Some school heads are allegedly threatening and barring teachers from reporting for duty in a bid to keep the strike going on, Primary and Secondary Education Minister, Dr Evelyn Ndlovu has said.
Dr Ndlovu told legislators through a ministerial statement that her ministry has been receiving phone calls from teachers who said some heads were chasing them away when they reported for work.
She said the reports were coming in after the Government suspended teachers who had not been reporting for work since the start of the new school term.
“We have received information that some of these people are just attending and not teaching by the villagers themselves. The villagers call my office, my contact is very popular because I was at the Ministry of Women’s Affairs, Community, Small and Medium Enterprises so a lot of people know me and I am still using the same contact.

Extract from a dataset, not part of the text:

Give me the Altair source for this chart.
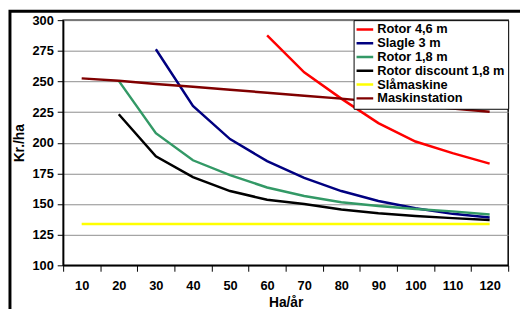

“So they call and tell us that we are being lied to, these people are just seated. At times we are informed that it is the headmaster who is turning away teachers. Even the teachers are calling to say, what can I do? This was especially so after my statement of suspension. Most teachers called to say, what should we do seeing as we are being advised by the headmaster not to report for duty? Endai kumba, murikutsvagei pano? (Go home, what are you doing here?).
“So it is a problem, when you have got a manager who is unionised, how do you work?” she asked.
Minister Ndlovu said the reported behaviour of headmasters was “shocking”.
“Heads of schools, their deputies and senior teachers are my managers on the ground who are supposed to be helping and assisting me to get things happening. I was shocked to find that they are unionised in this country. Where in this world are managers unionised? I am yet to hear from the International Labour Organisation (ILO). I think I will seek clarity on this one from the International Labour Organisation,” she said.
She said only 54 percent of teachers were actually working as of February 16.
“On average on the list, Masvingo province at least 85,4 percent teachers were attending lessons, followed by Manicaland which has 70 percent attendance, Mashonaland East had 57,3 percent. The rest were 50 percent and below.
“The average attendance for the whole country, all 10 provinces was 54.6 percent which is very low. We expected the attendance to improve and the figures that we have thereafter rose from 45.8 percent on Thursday the 10th of February 2022 to 65,6 percent on the 16th of February,” she said.
Some teachers have been boycotting classes since the new term opened last month in a bid to pressure the Government to pay civil servants in US dollars, a demand which the employer has said was impracticable, as it does not have the capacity to generate the foreign currency.
The Government has since offered all civil servants an improved salary package, which some of the workers representative bodies have accepted and described as the shape of things to come. – New Ziana.